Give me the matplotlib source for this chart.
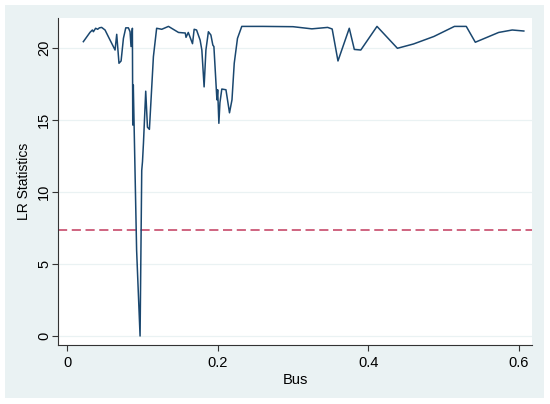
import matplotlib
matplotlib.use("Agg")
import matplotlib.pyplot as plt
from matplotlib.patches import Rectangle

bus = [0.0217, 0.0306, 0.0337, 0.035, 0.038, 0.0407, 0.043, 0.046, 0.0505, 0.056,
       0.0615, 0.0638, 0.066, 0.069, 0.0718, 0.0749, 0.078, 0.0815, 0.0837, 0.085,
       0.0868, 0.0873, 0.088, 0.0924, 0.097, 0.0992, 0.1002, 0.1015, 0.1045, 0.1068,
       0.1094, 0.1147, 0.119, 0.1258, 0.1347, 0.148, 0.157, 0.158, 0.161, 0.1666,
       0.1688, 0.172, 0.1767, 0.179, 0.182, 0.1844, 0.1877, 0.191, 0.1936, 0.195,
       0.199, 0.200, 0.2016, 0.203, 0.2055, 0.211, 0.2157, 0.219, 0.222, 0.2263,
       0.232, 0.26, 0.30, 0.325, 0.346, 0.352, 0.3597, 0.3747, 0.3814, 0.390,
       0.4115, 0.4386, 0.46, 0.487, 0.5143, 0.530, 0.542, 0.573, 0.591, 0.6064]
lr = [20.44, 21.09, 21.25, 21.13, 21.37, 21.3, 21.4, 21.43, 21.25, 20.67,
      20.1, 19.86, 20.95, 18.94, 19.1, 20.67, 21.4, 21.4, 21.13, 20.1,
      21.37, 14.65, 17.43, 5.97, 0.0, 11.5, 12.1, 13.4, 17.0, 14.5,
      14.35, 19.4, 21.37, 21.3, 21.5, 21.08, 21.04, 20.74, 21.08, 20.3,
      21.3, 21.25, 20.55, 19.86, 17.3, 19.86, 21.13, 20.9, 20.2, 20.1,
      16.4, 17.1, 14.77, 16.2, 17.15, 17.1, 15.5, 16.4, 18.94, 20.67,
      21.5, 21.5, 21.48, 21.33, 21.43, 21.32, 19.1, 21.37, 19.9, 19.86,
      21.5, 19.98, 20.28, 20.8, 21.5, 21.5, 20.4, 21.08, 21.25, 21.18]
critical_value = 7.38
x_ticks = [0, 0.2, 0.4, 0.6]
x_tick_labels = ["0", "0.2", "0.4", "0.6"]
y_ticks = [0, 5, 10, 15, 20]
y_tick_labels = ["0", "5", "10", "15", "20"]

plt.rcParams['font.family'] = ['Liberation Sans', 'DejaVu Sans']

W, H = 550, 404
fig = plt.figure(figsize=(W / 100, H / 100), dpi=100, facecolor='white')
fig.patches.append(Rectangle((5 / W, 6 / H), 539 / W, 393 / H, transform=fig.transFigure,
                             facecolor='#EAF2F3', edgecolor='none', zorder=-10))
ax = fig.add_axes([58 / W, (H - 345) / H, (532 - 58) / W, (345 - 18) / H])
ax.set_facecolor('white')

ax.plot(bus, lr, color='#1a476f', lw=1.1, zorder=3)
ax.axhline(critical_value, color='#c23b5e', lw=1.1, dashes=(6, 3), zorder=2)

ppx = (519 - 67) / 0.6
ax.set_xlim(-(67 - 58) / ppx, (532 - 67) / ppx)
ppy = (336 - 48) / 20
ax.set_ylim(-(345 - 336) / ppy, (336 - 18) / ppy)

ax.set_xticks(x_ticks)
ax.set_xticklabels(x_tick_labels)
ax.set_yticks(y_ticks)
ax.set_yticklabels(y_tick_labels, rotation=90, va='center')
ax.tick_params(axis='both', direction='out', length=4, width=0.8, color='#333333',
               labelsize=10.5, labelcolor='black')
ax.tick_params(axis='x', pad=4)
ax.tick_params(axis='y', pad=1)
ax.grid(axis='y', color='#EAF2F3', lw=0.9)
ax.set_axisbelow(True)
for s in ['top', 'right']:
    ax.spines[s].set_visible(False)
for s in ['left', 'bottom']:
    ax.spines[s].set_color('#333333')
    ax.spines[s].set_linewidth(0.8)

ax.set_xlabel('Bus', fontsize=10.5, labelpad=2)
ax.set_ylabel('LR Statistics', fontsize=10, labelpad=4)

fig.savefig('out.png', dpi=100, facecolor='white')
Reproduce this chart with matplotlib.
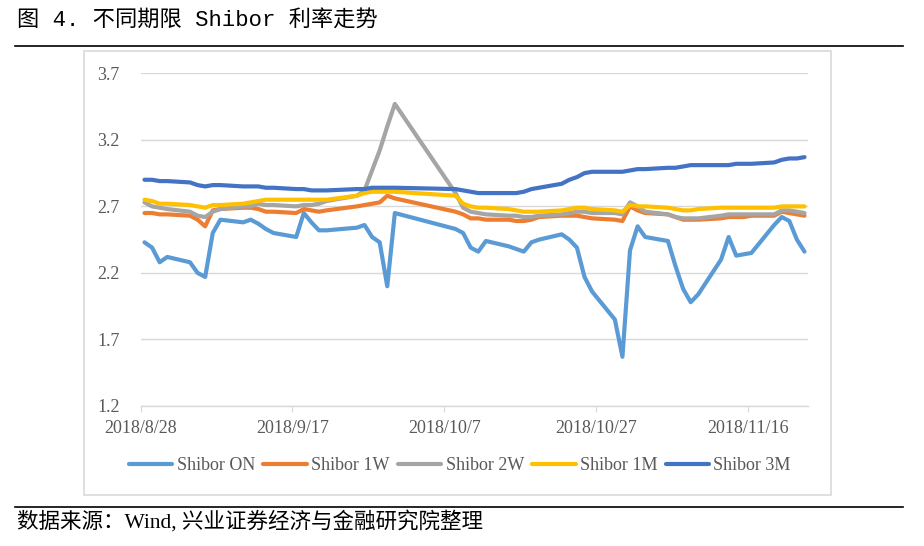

========================================================================

**Given exercise:**
Will you restate every entry word for word and omit the images?

**Full response:**
Give me the matplotlib source for this chart.
import matplotlib
matplotlib.use("Agg")
import matplotlib.pyplot as plt
from matplotlib.patches import Rectangle

bus = [0.0217, 0.0306, 0.0337, 0.035, 0.038, 0.0407, 0.043, 0.046, 0.0505, 0.056,
       0.0615, 0.0638, 0.066, 0.069, 0.0718, 0.0749, 0.078, 0.0815, 0.0837, 0.085,
       0.0868, 0.0873, 0.088, 0.0924, 0.097, 0.0992, 0.1002, 0.1015, 0.1045, 0.1068,
       0.1094, 0.1147, 0.119, 0.1258, 0.1347, 0.148, 0.157, 0.158, 0.161, 0.1666,
       0.1688, 0.172, 0.1767, 0.179, 0.182, 0.1844, 0.1877, 0.191, 0.1936, 0.195,
       0.199, 0.200, 0.2016, 0.203, 0.2055, 0.211, 0.2157, 0.219, 0.222, 0.2263,
       0.232, 0.26, 0.30, 0.325, 0.346, 0.352, 0.3597, 0.3747, 0.3814, 0.390,
       0.4115, 0.4386, 0.46, 0.487, 0.5143, 0.530, 0.542, 0.573, 0.591, 0.6064]
lr = [20.44, 21.09, 21.25, 21.13, 21.37, 21.3, 21.4, 21.43, 21.25, 20.67,
      20.1, 19.86, 20.95, 18.94, 19.1, 20.67, 21.4, 21.4, 21.13, 20.1,
      21.37, 14.65, 17.43, 5.97, 0.0, 11.5, 12.1, 13.4, 17.0, 14.5,
      14.35, 19.4, 21.37, 21.3, 21.5, 21.08, 21.04, 20.74, 21.08, 20.3,
      21.3, 21.25, 20.55, 19.86, 17.3, 19.86, 21.13, 20.9, 20.2, 20.1,
      16.4, 17.1, 14.77, 16.2, 17.15, 17.1, 15.5, 16.4, 18.94, 20.67,
      21.5, 21.5, 21.48, 21.33, 21.43, 21.32, 19.1, 21.37, 19.9, 19.86,
      21.5, 19.98, 20.28, 20.8, 21.5, 21.5, 20.4, 21.08, 21.25, 21.18]
critical_value = 7.38
x_ticks = [0, 0.2, 0.4, 0.6]
x_tick_labels = ["0", "0.2", "0.4", "0.6"]
y_ticks = [0, 5, 10, 15, 20]
y_tick_labels = ["0", "5", "10", "15", "20"]

plt.rcParams['font.family'] = ['Liberation Sans', 'DejaVu Sans']

W, H = 550, 404
fig = plt.figure(figsize=(W / 100, H / 100), dpi=100, facecolor='white')
fig.patches.append(Rectangle((5 / W, 6 / H), 539 / W, 393 / H, transform=fig.transFigure,
                             facecolor='#EAF2F3', edgecolor='none', zorder=-10))
ax = fig.add_axes([58 / W, (H - 345) / H, (532 - 58) / W, (345 - 18) / H])
ax.set_facecolor('white')

ax.plot(bus, lr, color='#1a476f', lw=1.1, zorder=3)
ax.axhline(critical_value, color='#c23b5e', lw=1.1, dashes=(6, 3), zorder=2)

ppx = (519 - 67) / 0.6
ax.set_xlim(-(67 - 58) / ppx, (532 - 67) / ppx)
ppy = (336 - 48) / 20
ax.set_ylim(-(345 - 336) / ppy, (336 - 18) / ppy)

ax.set_xticks(x_ticks)
ax.set_xticklabels(x_tick_labels)
ax.set_yticks(y_ticks)
ax.set_yticklabels(y_tick_labels, rotation=90, va='center')
ax.tick_params(axis='both', direction='out', length=4, width=0.8, color='#333333',
               labelsize=10.5, labelcolor='black')
ax.tick_params(axis='x', pad=4)
ax.tick_params(axis='y', pad=1)
ax.grid(axis='y', color='#EAF2F3', lw=0.9)
ax.set_axisbelow(True)
for s in ['top', 'right']:
    ax.spines[s].set_visible(False)
for s in ['left', 'bottom']:
    ax.spines[s].set_color('#333333')
    ax.spines[s].set_linewidth(0.8)

ax.set_xlabel('Bus', fontsize=10.5, labelpad=2)
ax.set_ylabel('LR Statistics', fontsize=10, labelpad=4)

fig.savefig('out.png', dpi=100, facecolor='white')
Reproduce this chart with matplotlib.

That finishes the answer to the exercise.